Down to Earth
2000 - United KingdomDown to Earth began life as a very loose adaptation of Faith Addis’s books, which themselves sit in the tradition of warm, wry British children’s literature. Addis’s stories—The Year of the Cornflake, Buttered Side Down, Down to Earth—turn the ordinary into something quietly engaging, and Ashley Pharoah’s 2000 BBC adaptation preserves that sensibility while grounding it firmly in contemporary rural Britain.
Across its first two series, the drama follows Faith and Brian Addis (Pauline Quirke and Warren Clarke), a London family who move to Devon not in pursuit of some bucolic fantasy, but simply to keep afloat their holiday home, “Phyllishayes”—a sprawling farmhouse offering respite to children with little experience of the countryside. These early years are the show at its finest: finely drawn characters, performances of real heart, and writing of a quality that feels increasingly rare. The Addises are not plucky urbanites who instantly transform into expert smallholders; they are bewildered newcomers, battling everything from unenthusiastic children to the harsh realities of rural isolation.
What distinguished Down to Earth in its early phase was its refusal to romanticise country life. Storylines probed issues that genuinely shape rural communities: the long tail of economic decline in farming, the pressures that drive smallholders to sell up, and the deep sense of dislocation felt by those trying to adapt to a world they scarcely understand. This realism anchored the series, keeping it from slipping into the sanitised pastoral comfort drama it so easily could have become.
The show shifted dramatically after Brian’s death and series three marked a tonal turning point, and the Addis family’s eventual departure in 2003 brought a full overhaul.
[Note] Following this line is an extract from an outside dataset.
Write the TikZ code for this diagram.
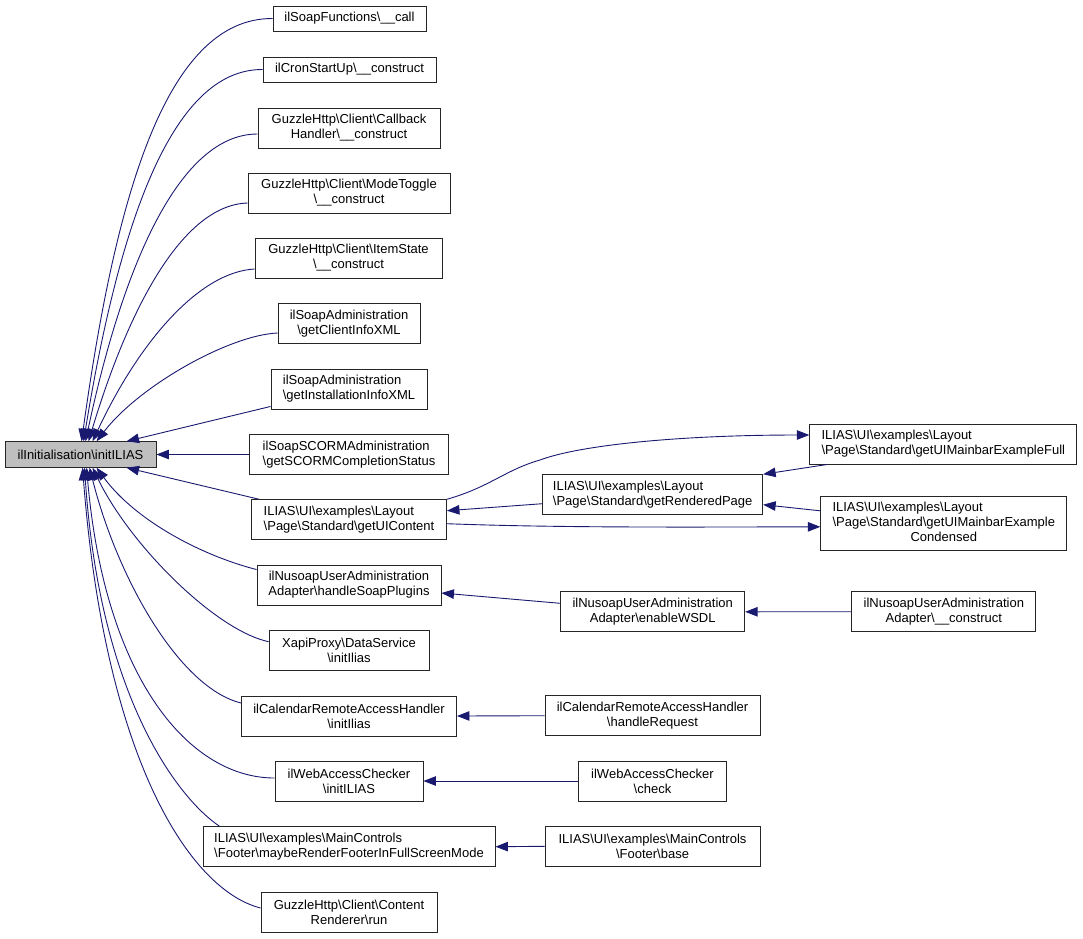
\documentclass[tikz,border=0pt]{standalone}
\usepackage{fontspec}
\setmainfont{Liberation Sans}
\usetikzlibrary{arrows.meta}
\newcommand{\bsl}{\textbackslash}
\definecolor{dblue}{HTML}{191970}
\definecolor{mgray}{HTML}{BFBFBF}
\tikzset{
  box/.style={draw=black!85, line width=0.9pt, fill=white, inner xsep=2pt, inner ysep=0pt, minimum height=40pt, font=\fontsize{13}{15}\selectfont},
  lbox/.style={box, align=left},
  cbox/.style={box, align=center},
  dep/.style={draw=dblue, line width=0.9pt, -{Triangle[length=12.5pt,width=9.5pt]}}
}
\begin{document}
\begin{tikzpicture}[x=1pt,y=-1pt]
\useasboundingbox (0,0) rectangle (1083,938);
% main node
\node[box, fill=mgray, minimum width=151pt, minimum height=25.5pt] (m) at (80.5,454.5) {ilInitialisation\bsl{}initILIAS};
% left column
\node[cbox, minimum width=153pt, minimum height=25pt] (n1) at (349.5,18.5) {ilSoapFunctions\bsl{}\_\_call};
\node[cbox, minimum width=173pt, minimum height=25pt] (n2) at (349.5,69.5) {ilCronStartUp\bsl{}\_\_construct};
\node[cbox, minimum width=182pt] (n3) at (349,128) {GuzzleHttp\bsl{}Client\bsl{}Callback\\Handler\bsl{}\_\_construct};
\node[cbox, minimum width=202pt] (n4) at (349,193) {GuzzleHttp\bsl{}Client\bsl{}ModeToggle\\\bsl{}\_\_construct};
\node[cbox, minimum width=187pt] (n5) at (348.5,258) {GuzzleHttp\bsl{}Client\bsl{}ItemState\\\bsl{}\_\_construct};
\node[cbox, minimum width=142pt] (n6) at (349,323.5) {ilSoapAdministration\\\bsl{}getClientInfoXML};
\node[lbox, minimum width=156pt] (n7) at (349,389) {ilSoapAdministration\\\bsl{}getInstallationInfoXML};
\node[lbox, minimum width=199pt] (n8) at (349,454.5) {ilSoapSCORMAdministration\\\bsl{}getSCORMCompletionStatus};
\node[lbox, minimum width=195pt] (n9) at (349,519.7) {ILIAS\bsl{}UI\bsl{}examples\bsl{}Layout\\\bsl{}Page\bsl{}Standard\bsl{}getUIContent};
\node[cbox, minimum width=184pt] (n10) at (349,585) {ilNusoapUserAdministration\\Adapter\bsl{}handleSoapPlugins};
\node[cbox, minimum width=160pt] (n11) at (349,650.7) {XapiProxy\bsl{}DataService\\\bsl{}initIlias};
\node[cbox, minimum width=215pt] (n12) at (349,716) {ilCalendarRemoteAccessHandler\\\bsl{}initIlias};
\node[cbox, minimum width=148pt] (n13) at (349,781) {ilWebAccessChecker\\\bsl{}initILIAS};
\node[lbox, minimum width=292pt] (n14) at (349,846.7) {ILIAS\bsl{}UI\bsl{}examples\bsl{}MainControls\\\bsl{}Footer\bsl{}maybeRenderFooterInFullScreenMode};
\node[cbox, minimum width=176pt] (n15) at (349,912) {GuzzleHttp\bsl{}Client\bsl{}Content\\Renderer\bsl{}run};
% right columns
\node[lbox, minimum width=220pt] (r1) at (652.7,494.7) {ILIAS\bsl{}UI\bsl{}examples\bsl{}Layout\\\bsl{}Page\bsl{}Standard\bsl{}getRenderedPage};
\node[lbox, minimum width=267pt] (r2) at (943.3,444) {ILIAS\bsl{}UI\bsl{}examples\bsl{}Layout\\\bsl{}Page\bsl{}Standard\bsl{}getUIMainbarExampleFull};
\node[box, minimum width=246pt, minimum height=54pt] (r3) at (943.8,523.8) {\begin{tabular}{@{}l@{}}ILIAS\bsl{}UI\bsl{}examples\bsl{}Layout\\\bsl{}Page\bsl{}Standard\bsl{}getUIMainbarExample\\\multicolumn{1}{@{}c@{}}{Condensed}\end{tabular}};
\node[cbox, minimum width=184pt] (r4) at (652.7,611.8) {ilNusoapUserAdministration\\Adapter\bsl{}enableWSDL};
\node[cbox, minimum width=184pt] (r5) at (943.8,611.7) {ilNusoapUserAdministration\\Adapter\bsl{}\_\_construct};
\node[cbox, minimum width=215pt] (r6) at (652.5,715.7) {ilCalendarRemoteAccessHandler\\\bsl{}handleRequest};
\node[cbox, minimum width=148pt] (r7) at (652.5,781) {ilWebAccessChecker\\\bsl{}check};
\node[cbox, minimum width=215pt] (r8) at (652.5,846.3) {ILIAS\bsl{}UI\bsl{}examples\bsl{}MainControls\\\bsl{}Footer\bsl{}base};
% edges into main (top)
\draw[dep] (n1.west) .. controls (165,18) and (115,200) .. ([xshift=77pt]m.north west);
\draw[dep] (n2.west) .. controls (170,69) and (118,230) .. ([xshift=79pt]m.north west);
\draw[dep] ([yshift=-6pt]n3.west) .. controls (178,134) and (122,270) .. ([xshift=81pt]m.north west);
\draw[dep] ([yshift=-10pt]n4.west) .. controls (182,205) and (128,310) .. ([xshift=84pt]m.north west);
\draw[dep] ([yshift=-11pt]n5.west) .. controls (200,272) and (140,340) .. ([xshift=88pt]m.north west);
\draw[dep] ([yshift=-9.5pt]n6.west) .. controls (230,335) and (140,385) .. ([xshift=92pt]m.north west);
\draw[dep] ([yshift=3pt]n7.south west) -- ([xshift=122pt]m.north west);
\draw[dep] (n8.west) -- (m.east);
% edges into main (bottom)
\draw[dep] ([xshift=8pt]n9.north west) -- ([xshift=122pt]m.south west);
\draw[dep] ([yshift=-5pt]n10.north west) .. controls (200,555) and (135,520) .. ([xshift=92pt]m.south west);
\draw[dep] ([yshift=9pt]n11.west) .. controls (215,630) and (130,545) .. ([xshift=88pt]m.south west);
\draw[dep] ([yshift=13pt]n12.west) .. controls (180,688) and (118,580) .. ([xshift=85pt]m.south west);
\draw[dep] ([yshift=3pt]n13.west) .. controls (190,778) and (105,680) .. ([xshift=82pt]m.south west);
\draw[dep] ([xshift=17pt]n14.north west) .. controls (180,800) and (100,700) .. ([xshift=80pt]m.south west);
\draw[dep] ([yshift=4pt]n15.west) .. controls (190,890) and (105,760) .. ([xshift=78pt]m.south west);
% right side edges
\draw[dep] ([yshift=-9pt]r1.west) -- ([yshift=9pt]n9.east);
\draw[dep] (n9.north east) .. controls (490,487) and (505,470) .. (540,460) .. controls (580,445) and (680,435) .. ([yshift=9pt]r2.west);
\draw[dep] ([yshift=-4pt]n9.east) .. controls (560,528) and (700,527) .. ([yshift=-3pt]r3.west);
\draw[dep] ([xshift=18pt]r2.south west) -- (r1.north east);
\draw[dep] ([yshift=13pt]r3.west) -- ([yshift=-10pt]r1.east);
\draw[dep] ([yshift=8.5pt]r4.west) -- ([yshift=-8pt]n10.east);
\draw[dep] (r5.west) -- (r4.east);
\draw[dep] (r6.west) -- (n12.east);
\draw[dep] (r7.west) -- (n13.east);
\draw[dep] (r8.west) -- (n14.east);
\end{tikzpicture}
\end{document}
Sadly, what the writers did next borders on cultural vandalism: they tore apart the original format and replaced it with a hollow, saccharine parody — a sterile drama cynically stuffed with celebrity cameos every few weeks.
The Brewers—Matt (Ian Kelsey), his new wife Frankie (Angela Griffin), and his children—took over Silverdale Farm and, later, were themselves replaced by Jackie (Denise Welch), Tony Murphy (Ricky Tomlinson), and their daughter Emma. With each transition, the series edged further from its original format, eventually embracing a softer, more celebrity-peppered style that stood in stark contrast to its earlier authenticity.
The Brewer years offered moments of charm—Frankie’s uneasy but earnest attempt to embrace rural life, Matt’s stubborn determination to revive the farm’s “Salad Days” business—but the underlying struggle to make ends meet ultimately drove them back to the city. By the time the Murphys arrived, the tone had shifted decisively, and the grounded realism that once defined the show had largely ebbed away. The fifth and final series in 2005 brought the story to a close.
Down to Earth had the potential to become a long-running classic. Its early seasons balanced humour, hardship, and humanity with rare skill. If later creative decisions diluted that strength, the show’s initial chapters remain a memorable and genuinely affecting portrait of a family learning, sometimes painfully, that the countryside is no escape from life’s complications—just a different landscape in which to meet them.